There is nothing left for my chilled fingers to hold;
Only a phone that has forgotten to ring
And a black and white photo of a girl, hanging
By a thread as thin as my graying hair.

Even if flowers bloom tomorrow, I will never
See the opened petals nor smell the vialed scents.
It would only be a reverie;
One that I can not touch and should not be remembered
By the quill that scratches against white parchment.

Friday, June 03, 2005

Revenge of the donuts in snooker land

Today was the msot interesting day I've had in a while. I had a free period last with Thuy-An, Lawrence and Albie. We all hopped into Thuy's car (a quaint old Ford laser) because we were too damn lazy to walk and because she was the only one with her P's (I haven't even got my L's yet, don't see why I'd want to drive). After dropping Albie off at home we decided that we had a craving for some Krispy Kreme Doughnuts (I blame the Americans for the questionable spelling). Most people who know me will know that my sense of direction is terrible. I'm the kind of person who would accidentally lead whales onto beaches. We got a little bit lost (alright, we got totally lost) but we did end up working out where we were supposed to go.

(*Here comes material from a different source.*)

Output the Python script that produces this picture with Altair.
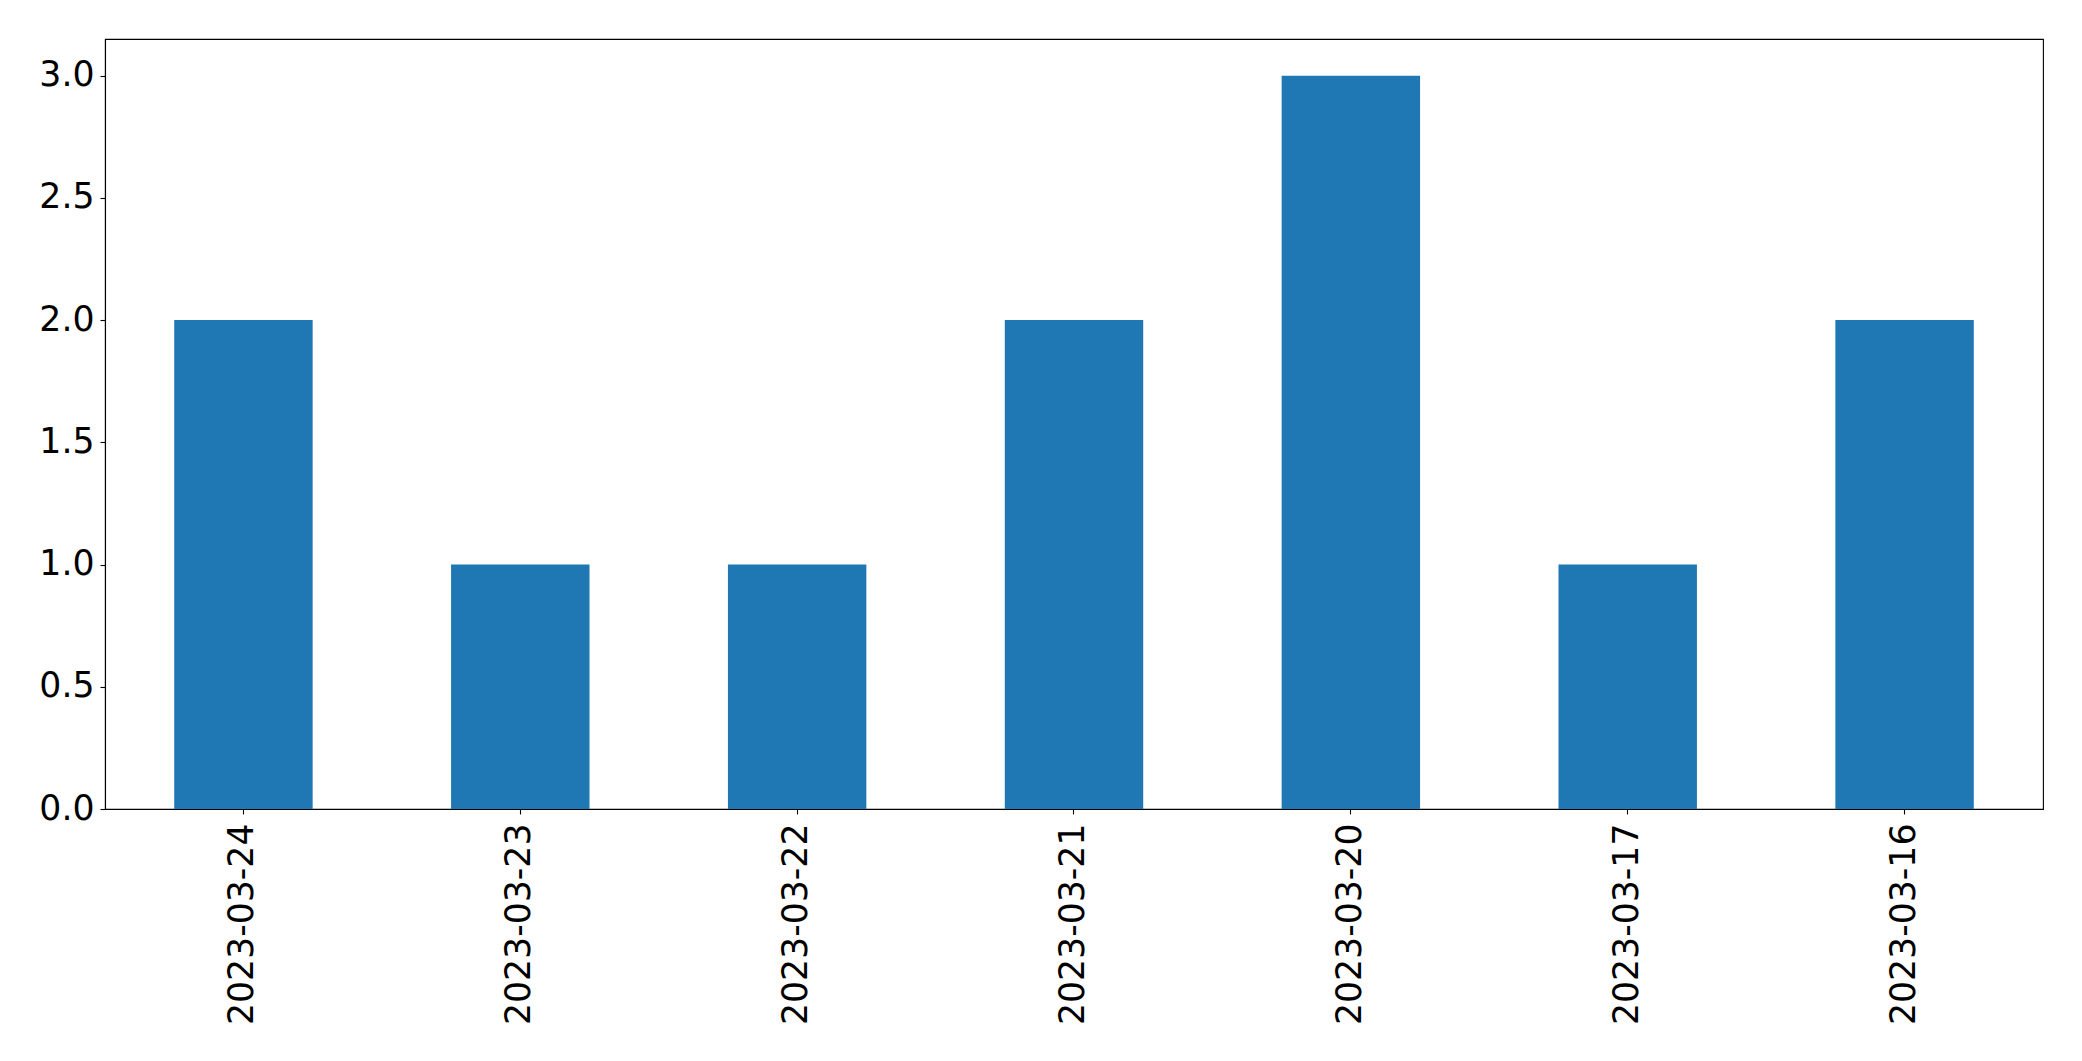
import altair as alt
import pandas as pd

dates = ["2023-03-24", "2023-03-23", "2023-03-22", "2023-03-21", "2023-03-20", "2023-03-17", "2023-03-16"]
counts = [2, 1, 1, 2, 3, 1, 2]

df = pd.DataFrame({"date": dates, "count": counts})

chart = alt.Chart(df).mark_bar(color="#1f77b4").encode(
    x=alt.X("date:N", sort=dates, title=None,
            scale=alt.Scale(paddingInner=0.5, paddingOuter=0.25),
            axis=alt.Axis(labelAngle=-90, labelAlign="right", labelBaseline="middle",
                          labelPadding=9, tickSize=5, labelFontSize=34.7, labelLimit=500)),
    y=alt.Y("count:Q", title=None,
            scale=alt.Scale(domain=[0, 3.15], nice=False),
            axis=alt.Axis(values=[0, 0.5, 1, 1.5, 2, 2.5, 3], format=".1f",
                          tickSize=5, labelPadding=6, labelFontSize=34.7, grid=False)),
).properties(
    width=1938, height=770,
    autosize=alt.AutoSizeParams(type="none"),
    padding={"left": 97, "top": 31, "right": 30, "bottom": 240},
).configure_view(
    stroke="black", strokeWidth=1.1
).configure_axis(
    domainColor="black", tickColor="black", labelColor="black",
    labelFont="DejaVu Sans", domainWidth=1.1, tickWidth=1.1, grid=False
)

chart.save("out.html", embed_options={"renderer": "svg", "actions": False})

Thuy would make as good a taxi driver as I'd make a navigator. Lawrence and I were giving her directions which she couldn't hear because we had the windows turned all the way down (you should have seen my hair!). Lawrences solution to the problem? Start yelling out directions like a lunatic. I honestly thoguht he was possessed and that we were going to hit something because he sounded like he was about to vomit out his intestines. We got to Krispy Kreme in one piece (minus hearing thanks to Lawrence) and we bought ourseves some donuts. Two dozen of them, in fact. Plus the two free samples we got each. Mmmmmmmm.. diabetes inducing goodness...

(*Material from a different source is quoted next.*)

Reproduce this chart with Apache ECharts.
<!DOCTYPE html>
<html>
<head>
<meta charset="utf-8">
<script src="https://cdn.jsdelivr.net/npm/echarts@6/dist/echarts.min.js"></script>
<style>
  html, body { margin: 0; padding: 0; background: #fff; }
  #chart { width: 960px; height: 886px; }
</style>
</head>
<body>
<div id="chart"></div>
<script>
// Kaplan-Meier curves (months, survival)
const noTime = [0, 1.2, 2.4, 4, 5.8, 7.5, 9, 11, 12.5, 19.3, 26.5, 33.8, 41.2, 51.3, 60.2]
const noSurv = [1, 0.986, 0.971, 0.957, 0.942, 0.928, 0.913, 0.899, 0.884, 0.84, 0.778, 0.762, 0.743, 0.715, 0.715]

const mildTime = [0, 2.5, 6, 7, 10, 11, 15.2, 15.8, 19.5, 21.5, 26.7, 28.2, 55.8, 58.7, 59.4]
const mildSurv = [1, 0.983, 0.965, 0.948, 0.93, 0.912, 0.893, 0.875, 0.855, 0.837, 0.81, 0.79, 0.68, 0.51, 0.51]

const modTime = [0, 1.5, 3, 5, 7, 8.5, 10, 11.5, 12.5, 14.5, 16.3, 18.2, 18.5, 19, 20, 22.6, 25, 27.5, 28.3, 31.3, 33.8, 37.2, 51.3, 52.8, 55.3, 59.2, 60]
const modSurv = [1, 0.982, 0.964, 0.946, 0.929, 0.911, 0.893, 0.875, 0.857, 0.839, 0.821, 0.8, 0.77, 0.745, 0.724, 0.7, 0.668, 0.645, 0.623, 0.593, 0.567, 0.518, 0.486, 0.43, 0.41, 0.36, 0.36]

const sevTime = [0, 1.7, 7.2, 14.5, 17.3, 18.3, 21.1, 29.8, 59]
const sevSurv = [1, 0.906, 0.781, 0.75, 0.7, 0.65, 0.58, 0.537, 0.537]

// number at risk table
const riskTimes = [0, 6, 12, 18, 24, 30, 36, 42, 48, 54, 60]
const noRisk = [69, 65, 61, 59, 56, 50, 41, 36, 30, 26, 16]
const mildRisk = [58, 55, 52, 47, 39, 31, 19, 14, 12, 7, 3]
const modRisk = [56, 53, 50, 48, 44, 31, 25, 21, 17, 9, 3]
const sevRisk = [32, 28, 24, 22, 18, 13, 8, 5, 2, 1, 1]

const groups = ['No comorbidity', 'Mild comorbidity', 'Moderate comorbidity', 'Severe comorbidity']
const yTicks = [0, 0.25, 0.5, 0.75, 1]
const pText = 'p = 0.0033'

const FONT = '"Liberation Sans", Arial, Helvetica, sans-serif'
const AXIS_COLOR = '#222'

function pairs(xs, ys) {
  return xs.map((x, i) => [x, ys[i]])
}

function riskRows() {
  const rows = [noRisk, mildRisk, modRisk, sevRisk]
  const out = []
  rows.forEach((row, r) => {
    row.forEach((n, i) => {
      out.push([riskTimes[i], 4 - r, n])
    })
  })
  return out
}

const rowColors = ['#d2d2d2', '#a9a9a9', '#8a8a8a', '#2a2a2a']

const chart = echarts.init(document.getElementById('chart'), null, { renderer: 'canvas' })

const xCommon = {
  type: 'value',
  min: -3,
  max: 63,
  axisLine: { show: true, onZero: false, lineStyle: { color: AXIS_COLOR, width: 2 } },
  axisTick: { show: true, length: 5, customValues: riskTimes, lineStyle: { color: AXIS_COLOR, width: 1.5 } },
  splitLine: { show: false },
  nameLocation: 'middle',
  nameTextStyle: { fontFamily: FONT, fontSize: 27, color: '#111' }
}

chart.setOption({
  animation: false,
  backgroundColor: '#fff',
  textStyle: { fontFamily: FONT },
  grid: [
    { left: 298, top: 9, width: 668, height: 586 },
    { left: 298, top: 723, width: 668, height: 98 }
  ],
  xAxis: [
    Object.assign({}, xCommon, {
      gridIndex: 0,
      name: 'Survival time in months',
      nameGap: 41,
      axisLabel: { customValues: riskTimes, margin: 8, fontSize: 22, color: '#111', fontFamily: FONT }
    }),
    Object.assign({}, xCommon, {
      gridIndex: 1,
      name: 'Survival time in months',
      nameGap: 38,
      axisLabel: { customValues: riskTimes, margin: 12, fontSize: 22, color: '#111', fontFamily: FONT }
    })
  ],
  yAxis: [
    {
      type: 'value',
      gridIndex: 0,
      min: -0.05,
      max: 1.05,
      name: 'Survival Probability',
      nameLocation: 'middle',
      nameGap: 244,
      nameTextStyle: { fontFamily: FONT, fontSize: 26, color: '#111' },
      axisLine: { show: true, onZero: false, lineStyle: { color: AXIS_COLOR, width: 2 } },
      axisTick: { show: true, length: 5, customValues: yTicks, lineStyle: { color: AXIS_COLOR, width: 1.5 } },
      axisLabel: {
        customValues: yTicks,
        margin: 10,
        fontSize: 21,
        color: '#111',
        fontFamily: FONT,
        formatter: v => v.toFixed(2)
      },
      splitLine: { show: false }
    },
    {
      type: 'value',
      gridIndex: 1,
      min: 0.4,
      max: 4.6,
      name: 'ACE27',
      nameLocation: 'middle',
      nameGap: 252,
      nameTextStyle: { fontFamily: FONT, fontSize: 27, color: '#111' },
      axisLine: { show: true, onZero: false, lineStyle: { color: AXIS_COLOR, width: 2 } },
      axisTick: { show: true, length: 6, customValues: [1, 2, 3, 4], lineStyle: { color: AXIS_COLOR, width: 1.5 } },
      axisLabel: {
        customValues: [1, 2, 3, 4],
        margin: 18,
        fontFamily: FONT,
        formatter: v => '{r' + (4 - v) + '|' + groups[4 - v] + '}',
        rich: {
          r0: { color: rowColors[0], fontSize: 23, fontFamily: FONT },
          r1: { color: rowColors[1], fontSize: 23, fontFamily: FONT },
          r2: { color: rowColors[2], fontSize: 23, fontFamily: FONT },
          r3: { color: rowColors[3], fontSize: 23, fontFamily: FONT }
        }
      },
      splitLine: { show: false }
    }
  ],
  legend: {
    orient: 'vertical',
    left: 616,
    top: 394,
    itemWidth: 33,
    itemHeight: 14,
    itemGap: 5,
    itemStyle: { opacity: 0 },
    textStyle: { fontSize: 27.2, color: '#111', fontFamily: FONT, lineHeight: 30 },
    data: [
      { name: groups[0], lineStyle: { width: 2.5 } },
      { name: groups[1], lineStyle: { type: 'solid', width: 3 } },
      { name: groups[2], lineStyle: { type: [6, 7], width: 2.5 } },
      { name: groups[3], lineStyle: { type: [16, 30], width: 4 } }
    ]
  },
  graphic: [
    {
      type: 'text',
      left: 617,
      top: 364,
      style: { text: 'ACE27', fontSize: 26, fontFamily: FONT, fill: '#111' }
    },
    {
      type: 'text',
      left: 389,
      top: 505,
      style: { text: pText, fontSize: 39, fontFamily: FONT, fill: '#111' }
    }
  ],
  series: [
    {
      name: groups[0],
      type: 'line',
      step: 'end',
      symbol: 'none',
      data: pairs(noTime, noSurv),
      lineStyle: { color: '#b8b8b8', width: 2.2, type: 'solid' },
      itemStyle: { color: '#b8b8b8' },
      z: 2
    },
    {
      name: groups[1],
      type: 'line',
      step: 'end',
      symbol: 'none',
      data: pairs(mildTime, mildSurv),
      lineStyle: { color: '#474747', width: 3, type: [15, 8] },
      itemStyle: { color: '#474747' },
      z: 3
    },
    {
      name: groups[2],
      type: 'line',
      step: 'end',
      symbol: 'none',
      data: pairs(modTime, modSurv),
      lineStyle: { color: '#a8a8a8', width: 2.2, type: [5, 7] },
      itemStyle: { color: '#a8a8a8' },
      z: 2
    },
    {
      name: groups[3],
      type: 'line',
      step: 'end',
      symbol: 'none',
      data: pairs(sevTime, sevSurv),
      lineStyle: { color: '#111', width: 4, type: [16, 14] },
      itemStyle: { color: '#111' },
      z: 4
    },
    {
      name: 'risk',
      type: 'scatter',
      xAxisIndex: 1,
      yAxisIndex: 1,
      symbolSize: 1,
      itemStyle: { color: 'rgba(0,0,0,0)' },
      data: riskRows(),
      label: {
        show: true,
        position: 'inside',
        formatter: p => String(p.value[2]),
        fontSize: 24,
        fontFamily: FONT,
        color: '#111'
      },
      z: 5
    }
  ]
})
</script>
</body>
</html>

By the time we got to Cabramatta there were about 15 donuts left (Lawrence took his share and nicked off). We ran into Ansel who also had a free period and is part of our debating prac. crew. Picture this: the three of us sitting outside the front of Cabramatta library with an entire box of donuts. It was the kind of thing you'd expect to see on some HK street. Then Chanly turned up and suggested we go play pool at some weird nut arcade called 'Timegone'. It was just past three at this stage and our debating practice didn't start until 4.

If you ever want to play pool, DO NOT PLAY AT TIMEGONE! They have the shoddiest pool equipment in the known universe. Most bananas are straighter than the cues and the table was an odd sloped disaster. The ball actually curved whe you shot it down to one of the ends. For all the people who have seen 'The Castle', it's very much like that. Not to mention the incredibly dodgy placement of the table which meant we could have easily rammed the cues through the (non-functioning) screens behind us. Half way through our second game Chanly disappeared with Vinson (who everybody knows for some reason) and Danny popped in. So we then had Thuy with Danny versus Ansel and myself. They won the first two games and they lost the second two. I say 'lost' because we never did sink all of our balls.

Debating started considerably later than usual (i.e. 20 minutes) because we got a little but caught up in pool. It was a terrible debate anyway. We should have played a few more games of pool.